The first pricing question everyone asks about an AI service is the wrong one. Should I charge a one-time fee or a subscription? The answer is neither, on its own, and the reason matters more than the number you pick.

A single one-time price is the model that quietly sinks these businesses. It looks clean to the client and it bankrupts the work. There is a better structure, and it is the same one serious service businesses have used for decades. A setup fee, then a monthly retainer.

Why One-Time Pricing Breaks

Pick a one-time number and you land in one of two ditches, with no middle ground.

Price it low enough that the client says yes easily, and you have underpriced the actual work. Content systems are not a single deliverable. They are a setup plus an ongoing production. A low one-time fee covers the first month and then you are producing every subsequent month for free, or you stop, and the client feels abandoned.

Price it high enough to cover all the future months at once, and the client walks. No local business owner writes a single large check for something they have not seen work yet. The price that protects you is the price that scares them off.

A one-time price is either too expensive for them or too much work for you. There is no good one-time number.

This is not a pricing-skill problem. It is a structural problem. One-time billing maps badly onto work that has a setup phase and a recurring phase. You need a structure with two parts because the work has two parts.

The Setup Fee Covers the Strategy

The first part is a setup fee. This pays for the work that happens once, upfront, and that everything else depends on. Treat it as the strategy phase.

This is real, valuable, one-time work, and it deserves its own payment. The client is buying a foundation. You are getting paid for the thinking that makes the rest possible.

Territory Exclusivity Is Part of the Setup

Here is a detail that strengthens the setup fee and the relationship at once. Offer territory exclusivity as part of it.

I am going to strategize for you. I will not work with the other gyms in your area. That is part of the deal.

This does two things. It makes the setup fee feel like more than a charge, because it buys something scarce. And it removes the obvious objection, the fear that you will turn around and help their direct competitor next week. For a local service business, exclusivity in their area is often worth more than the content itself. Bundle it into the setup and the price stops being a question.

The Retainer Covers the Recurring Work

The second part is a monthly retainer. This pays for the production that repeats every month. The twelve posts, the four newsletter sections, the eight outlines. The review responses. The ongoing presence.

This is the part that used to make services unprofitable, the manual monthly grind. With AI in the loop, producing a month of content is fast enough that the retainer is mostly margin, not labor. You are not charging for hours of typing. You are charging for a reliable, on-brand stream of work the business would otherwise not produce at all.

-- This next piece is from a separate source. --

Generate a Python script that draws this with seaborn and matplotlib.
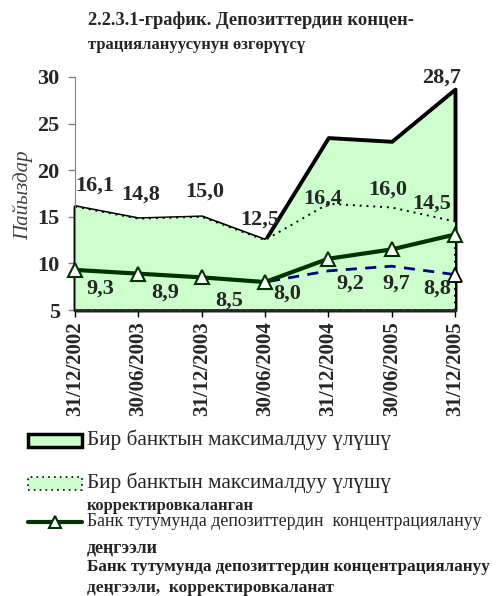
import numpy as np
import pandas as pd
import matplotlib
matplotlib.use("Agg")
import matplotlib.pyplot as plt
import seaborn as sns
from matplotlib.patches import Rectangle
from matplotlib.lines import Line2D

dates = ["31/12/2002", "30/06/2003", "31/12/2003", "30/06/2004",
         "31/12/2004", "30/06/2005", "31/12/2005"]
max_share = [16.1, 14.8, 15.0, 12.5, 23.5, 23.1, 28.7]
max_share_corr = [16.1, 14.8, 15.0, 12.5, 16.4, 16.0, 14.5]
conc_level = [9.3, 8.9, 8.5, 8.0, 10.5, 11.5, 13.1]
conc_level_corr = [9.3, 8.9, 8.5, 8.0, 9.2, 9.7, 8.8]

upper_labels = ["16,1", "14,8", "15,0", "12,5", "16,4", "16,0", "14,5"]
upper_label_values = [16.1, 14.8, 15.0, 12.5, 16.4, 16.0, 14.5]
top_label = "28,7"
lower_labels = ["9,3", "8,9", "8,5", "8,0", "9,2", "9,7", "8,8"]

yticks = [5, 10, 15, 20, 25, 30]

sns.set_style("ticks")
plt.rcParams["font.family"] = ["Liberation Serif", "DejaVu Serif"]

fig = plt.figure(figsize=(4.96, 5.96), dpi=100)
ax = fig.add_axes([75 / 496, 1 - 310 / 596, 380 / 496, 233 / 596])

x = np.arange(len(dates))
green_fill = "#CCFFCC"
dark_green = "#003300"
navy = "#000080"

ax.fill_between(x, 5, max_share, facecolor=green_fill, edgecolor="black",
                linewidth=2.8, zorder=1, clip_on=False)
ax.fill_between(x, 5, max_share_corr, facecolor=green_fill, edgecolor="black",
                linewidth=1.4, linestyle=(0, (1, 2.5)), zorder=2, clip_on=False)

df = pd.DataFrame({"x": x, "conc": conc_level, "conc_corr": conc_level_corr})
sns.lineplot(data=df, x="x", y="conc_corr", ax=ax, color=navy, linewidth=2,
             linestyle=(0, (4, 3)), marker="^", markevery=[6], markersize=10,
             markerfacecolor="white", markeredgecolor="black",
             markeredgewidth=1.3, zorder=3, clip_on=False)
sns.lineplot(data=df, x="x", y="conc", ax=ax, color=dark_green, linewidth=3,
             marker="^", markersize=10, markerfacecolor="white",
             markeredgecolor=dark_green, markeredgewidth=1.5, zorder=4,
             clip_on=False)

ax.set_xlim(0, 6)
ax.set_ylim(5, 30)
ax.set_yticks(yticks)
ax.set_yticklabels([str(t) for t in yticks], fontsize=16, fontweight="bold")
ax.set_xticks(x)
ax.set_xticklabels(dates, rotation=90, fontsize=15, fontweight="bold")
ax.set_xlabel("")
ax.set_ylabel("Пайыздар", fontsize=15, fontstyle="italic", color="#404040")
ax.yaxis.set_label_coords(-0.11, 0.494)
ax.tick_params(axis="y", length=5, width=1, color="#808080", pad=6)
ax.tick_params(axis="x", length=5, width=1, color="black", pad=3)
sns.despine(ax=ax)
ax.spines["left"].set_color("#808080")
ax.spines["bottom"].set_linewidth(2)

up_off = [(20, 21), (2, 24), (3, 25), (-5, 21), (-6, 5), (-4, 18), (-23, 18)]
low_off = [(25, -19), (27, -19), (28, -23), (22, -12), (22, -13), (5, -17), (-18, -14)]
for i in range(len(dates)):
    ax.annotate(upper_labels[i], (x[i], upper_label_values[i]),
                textcoords="offset pixels", xytext=up_off[i], ha="center",
                va="center", fontsize=16, fontweight="bold", zorder=6,
                annotation_clip=False)
    ax.annotate(lower_labels[i], (x[i], conc_level_corr[i]),
                textcoords="offset pixels", xytext=low_off[i], ha="center",
                va="center", fontsize=16, fontweight="bold", zorder=6,
                annotation_clip=False)
ax.annotate(top_label, (x[6], max_share[6]), textcoords="offset pixels",
            xytext=(-13, 12), ha="center", va="center", fontsize=16,
            fontweight="bold", annotation_clip=False)

def fy(py):
    return 1 - py / 596

def fx(px):
    return px / 496

fig.text(fx(88), fy(20), "2.2.3.1-график. Депозиттердин концен-",
         fontsize=13.3, fontweight="bold", va="center", ha="left")
fig.text(fx(88), fy(45), "трациялануусунун өзгөрүүсү",
         fontsize=12, fontweight="bold", va="center", ha="left")

# legend
fig.add_artist(Rectangle((fx(28), fy(447)), fx(54), 13 / 596,
                         facecolor=green_fill, edgecolor="black",
                         linewidth=2.5, transform=fig.transFigure))
fig.add_artist(Rectangle((fx(28), fy(490)), fx(54), 13 / 596,
                         facecolor=green_fill, edgecolor="black",
                         linewidth=1.2, linestyle=(0, (1, 2.5)),
                         transform=fig.transFigure))
fig.add_artist(Line2D([fx(28), fx(82)], [fy(522), fy(522)], color=dark_green,
                      linewidth=3, transform=fig.transFigure))
fig.add_artist(Line2D([fx(55)], [fy(522)], marker="^", markersize=9,
                      markerfacecolor="white", markeredgecolor=dark_green,
                      markeredgewidth=1.5, linestyle="none",
                      transform=fig.transFigure))

fig.text(fx(87), fy(440), "Бир банктын максималдуу үлүшү", fontsize=15.3,
         va="center", ha="left")
fig.text(fx(87), fy(483), "Бир банктын максималдуу үлүшү", fontsize=15.3,
         va="center", ha="left")
fig.text(fx(87), fy(506), "корректировкаланган", fontsize=12,
         fontweight="bold", va="center", ha="left")
fig.text(fx(87), fy(522), "Банк тутумунда депозиттердин  концентрациялануу",
         fontsize=12.8, va="center", ha="left")
fig.text(fx(87), fy(548), "деңгээли", fontsize=13, fontweight="bold",
         va="center", ha="left")
fig.text(fx(87), fy(567), "Банк тутумунда депозиттердин концентрациялануу",
         fontsize=12.3, fontweight="bold", va="center", ha="left",
         color="#202020")
fig.text(fx(87), fy(588), "деңгээли,  корректировкаланат", fontsize=12.5,
         fontweight="bold", va="center", ha="left")

fig.savefig("out.png", dpi=100)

The retainer is also what makes the business a business and not a series of one-off gigs. Predictable monthly revenue lets you plan. It lets you take on the next client confidently. And it gives the client a single, stable number they can budget for, instead of unpredictable invoices.

Price It Against the Real Alternative

The fastest way to land on a defensible number is to price against what the client would otherwise pay. For a content and presence service, the obvious comparison is hiring a social media manager.

In many markets, a social media manager runs roughly 40,000 a month. That is a full salary for one person handling posts, replies, and basic presence. You can deliver a comparable, often broader, package for around half that, say 20,000 a month, because AI compresses the production cost.

You give them more output, more consistency, and tighter control, at a lower rate than hiring someone. That is the whole value proposition in one line.

Notice what this does to the pricing conversation. You are not asking them to find new budget. You are showing them what they are already spending, or would have to spend, and offering a better version for less. The retainer stops feeling like a cost and starts feeling like a saving.

Why Both Sides Prefer This

From the client's side, the two-part model is easier to say yes to. A setup fee plus a monthly retainer is a smaller first commitment than one large number, and the monthly amount is predictable. They are not gambling on a big upfront check. They are starting a relationship with a clear entry cost and a clear ongoing cost.

From your side, the model is what makes the work sustainable. The setup pays for the hard thinking. The retainer pays for the recurring delivery and compounds as you add clients. You are not chasing the next one-time sale every month. You are building a base of clients who pay you regularly for work you can produce efficiently.

The Structure, Not the Number

People obsess over the exact price and miss that the structure is doing most of the work. The right number in the wrong structure still fails. A one-time fee of any size breaks for the reasons above. A setup fee plus retainer of almost any reasonable size works, because it matches how the work actually flows.

Get the structure right first. Then set the numbers against the real alternative the client is already paying or would pay. The setup fee covers strategy and buys exclusivity. The retainer covers production and builds your recurring revenue. Everything else is detail.


Stop looking for the one perfect one-time price. It does not exist, and chasing it is how service businesses starve in month three. Charge a setup fee for the strategy, charge a monthly retainer for the production, and price the whole thing against what hiring someone would cost. The model is older than AI. It works because it fits the shape of the work. Use it.